**YOUR INSTRUCTIONS**. Among the entries that follow, locate the line with "Reproduce this chart with D3.js." and the line with "var width = 579, height = 476;". Output those lines and all lines in between, exactly, minus the pictures.

**DATA SHOWN**.
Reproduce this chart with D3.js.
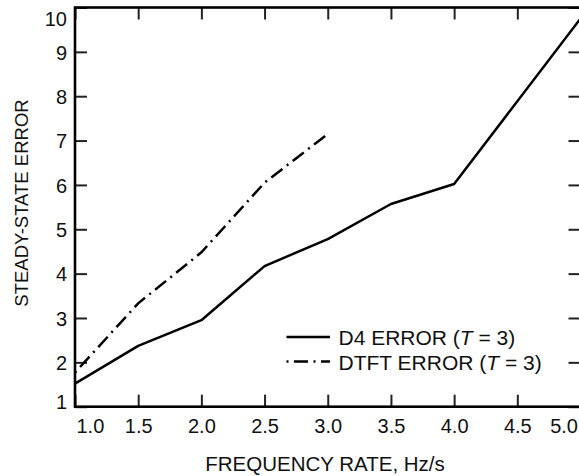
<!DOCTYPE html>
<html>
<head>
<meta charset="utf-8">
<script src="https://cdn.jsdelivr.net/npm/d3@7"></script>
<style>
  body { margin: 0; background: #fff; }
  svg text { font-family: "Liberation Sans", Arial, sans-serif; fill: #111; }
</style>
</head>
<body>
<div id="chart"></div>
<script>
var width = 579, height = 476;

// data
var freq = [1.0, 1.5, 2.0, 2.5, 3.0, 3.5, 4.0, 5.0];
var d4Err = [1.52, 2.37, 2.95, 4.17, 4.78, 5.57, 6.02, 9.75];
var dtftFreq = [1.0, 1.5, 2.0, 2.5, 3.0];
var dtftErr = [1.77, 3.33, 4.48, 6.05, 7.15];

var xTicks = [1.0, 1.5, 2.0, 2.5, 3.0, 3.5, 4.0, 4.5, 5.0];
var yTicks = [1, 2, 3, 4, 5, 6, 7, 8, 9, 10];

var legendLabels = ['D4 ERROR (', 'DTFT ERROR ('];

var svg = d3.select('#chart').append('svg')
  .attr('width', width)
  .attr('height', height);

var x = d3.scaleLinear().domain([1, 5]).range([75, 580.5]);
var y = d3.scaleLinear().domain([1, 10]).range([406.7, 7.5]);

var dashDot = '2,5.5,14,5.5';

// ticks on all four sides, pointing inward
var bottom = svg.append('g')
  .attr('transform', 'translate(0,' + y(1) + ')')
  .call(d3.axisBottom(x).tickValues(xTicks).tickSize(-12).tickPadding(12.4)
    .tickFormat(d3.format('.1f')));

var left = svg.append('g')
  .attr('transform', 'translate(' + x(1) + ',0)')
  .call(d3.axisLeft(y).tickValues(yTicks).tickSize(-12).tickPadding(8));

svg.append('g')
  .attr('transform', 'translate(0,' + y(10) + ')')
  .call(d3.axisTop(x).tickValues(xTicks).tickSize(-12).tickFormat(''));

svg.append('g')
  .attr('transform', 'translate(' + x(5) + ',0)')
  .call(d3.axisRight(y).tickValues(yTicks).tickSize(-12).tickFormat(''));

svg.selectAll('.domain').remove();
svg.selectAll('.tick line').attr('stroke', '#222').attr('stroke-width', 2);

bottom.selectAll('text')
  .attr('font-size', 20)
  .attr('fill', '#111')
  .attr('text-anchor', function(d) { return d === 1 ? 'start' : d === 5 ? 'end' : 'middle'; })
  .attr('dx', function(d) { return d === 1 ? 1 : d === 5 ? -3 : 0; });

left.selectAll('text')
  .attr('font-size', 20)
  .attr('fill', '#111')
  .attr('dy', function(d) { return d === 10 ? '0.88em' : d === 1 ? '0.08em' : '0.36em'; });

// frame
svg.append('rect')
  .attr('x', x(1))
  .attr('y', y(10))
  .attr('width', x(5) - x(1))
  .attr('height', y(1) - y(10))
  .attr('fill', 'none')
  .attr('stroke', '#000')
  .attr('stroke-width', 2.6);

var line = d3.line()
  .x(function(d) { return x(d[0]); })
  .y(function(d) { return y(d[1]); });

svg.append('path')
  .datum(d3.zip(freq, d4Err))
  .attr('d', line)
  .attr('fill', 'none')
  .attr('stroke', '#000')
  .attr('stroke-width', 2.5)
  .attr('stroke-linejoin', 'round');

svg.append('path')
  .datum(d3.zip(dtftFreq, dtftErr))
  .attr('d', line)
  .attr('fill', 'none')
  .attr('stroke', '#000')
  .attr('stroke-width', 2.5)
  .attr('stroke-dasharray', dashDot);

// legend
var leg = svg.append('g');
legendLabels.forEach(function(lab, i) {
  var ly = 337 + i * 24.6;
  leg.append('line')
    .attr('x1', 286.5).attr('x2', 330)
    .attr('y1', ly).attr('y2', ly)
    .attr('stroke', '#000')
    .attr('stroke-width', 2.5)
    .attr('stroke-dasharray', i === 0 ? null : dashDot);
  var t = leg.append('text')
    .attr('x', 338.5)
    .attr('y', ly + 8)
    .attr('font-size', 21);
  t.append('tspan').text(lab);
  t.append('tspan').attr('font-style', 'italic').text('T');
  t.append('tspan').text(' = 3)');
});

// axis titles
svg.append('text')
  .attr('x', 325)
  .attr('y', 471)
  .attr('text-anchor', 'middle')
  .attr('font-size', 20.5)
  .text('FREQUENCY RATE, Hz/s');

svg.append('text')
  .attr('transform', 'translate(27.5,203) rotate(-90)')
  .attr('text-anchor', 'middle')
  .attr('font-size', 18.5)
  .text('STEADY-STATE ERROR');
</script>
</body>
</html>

...

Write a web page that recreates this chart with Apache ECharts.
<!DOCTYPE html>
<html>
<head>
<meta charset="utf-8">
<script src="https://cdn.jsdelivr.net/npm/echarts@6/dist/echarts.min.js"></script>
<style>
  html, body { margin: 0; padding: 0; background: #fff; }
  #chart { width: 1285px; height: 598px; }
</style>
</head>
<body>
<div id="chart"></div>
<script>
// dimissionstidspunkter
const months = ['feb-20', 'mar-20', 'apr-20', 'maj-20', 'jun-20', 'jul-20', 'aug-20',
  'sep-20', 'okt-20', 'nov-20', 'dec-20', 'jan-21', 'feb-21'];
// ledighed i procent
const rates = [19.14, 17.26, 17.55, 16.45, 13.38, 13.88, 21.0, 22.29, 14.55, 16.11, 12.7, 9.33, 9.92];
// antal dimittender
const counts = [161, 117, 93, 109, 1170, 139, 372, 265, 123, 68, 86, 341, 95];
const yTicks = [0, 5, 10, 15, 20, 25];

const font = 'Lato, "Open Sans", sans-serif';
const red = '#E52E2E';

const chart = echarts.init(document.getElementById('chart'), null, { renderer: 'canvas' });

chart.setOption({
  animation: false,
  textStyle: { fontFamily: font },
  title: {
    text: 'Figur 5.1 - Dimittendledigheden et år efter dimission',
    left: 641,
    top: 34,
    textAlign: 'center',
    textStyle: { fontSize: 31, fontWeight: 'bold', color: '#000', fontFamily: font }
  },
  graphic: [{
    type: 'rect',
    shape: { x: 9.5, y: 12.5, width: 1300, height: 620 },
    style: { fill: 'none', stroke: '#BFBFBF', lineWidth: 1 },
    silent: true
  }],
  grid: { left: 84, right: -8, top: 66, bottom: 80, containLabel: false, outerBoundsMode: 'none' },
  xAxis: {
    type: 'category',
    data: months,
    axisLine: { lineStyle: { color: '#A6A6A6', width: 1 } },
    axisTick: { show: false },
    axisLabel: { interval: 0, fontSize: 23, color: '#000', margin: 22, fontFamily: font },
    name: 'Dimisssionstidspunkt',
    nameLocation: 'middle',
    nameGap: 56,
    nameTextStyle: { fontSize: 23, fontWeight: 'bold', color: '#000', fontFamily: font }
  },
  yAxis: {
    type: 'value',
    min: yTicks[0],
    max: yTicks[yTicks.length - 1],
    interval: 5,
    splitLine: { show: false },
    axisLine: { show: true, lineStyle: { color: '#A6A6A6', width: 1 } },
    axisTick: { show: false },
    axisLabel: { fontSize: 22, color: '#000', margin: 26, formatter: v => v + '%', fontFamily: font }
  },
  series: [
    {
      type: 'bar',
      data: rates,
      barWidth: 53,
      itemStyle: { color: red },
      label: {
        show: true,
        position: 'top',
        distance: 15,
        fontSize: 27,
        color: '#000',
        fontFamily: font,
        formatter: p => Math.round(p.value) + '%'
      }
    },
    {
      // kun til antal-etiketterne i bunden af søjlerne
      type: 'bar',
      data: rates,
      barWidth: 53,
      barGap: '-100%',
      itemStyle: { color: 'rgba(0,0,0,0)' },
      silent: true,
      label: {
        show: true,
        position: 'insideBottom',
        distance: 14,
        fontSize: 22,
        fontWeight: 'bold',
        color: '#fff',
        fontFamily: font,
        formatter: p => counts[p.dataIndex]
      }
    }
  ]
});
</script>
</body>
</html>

**EXERCISE SOLUTION**.
Reproduce this chart with D3.js.
<!DOCTYPE html>
<html>
<head>
<meta charset="utf-8">
<script src="https://cdn.jsdelivr.net/npm/d3@7"></script>
<style>
  body { margin: 0; background: #fff; }
  svg text { font-family: "Liberation Sans", Arial, sans-serif; fill: #111; }
</style>
</head>
<body>
<div id="chart"></div>
<script>
var width = 579, height = 476;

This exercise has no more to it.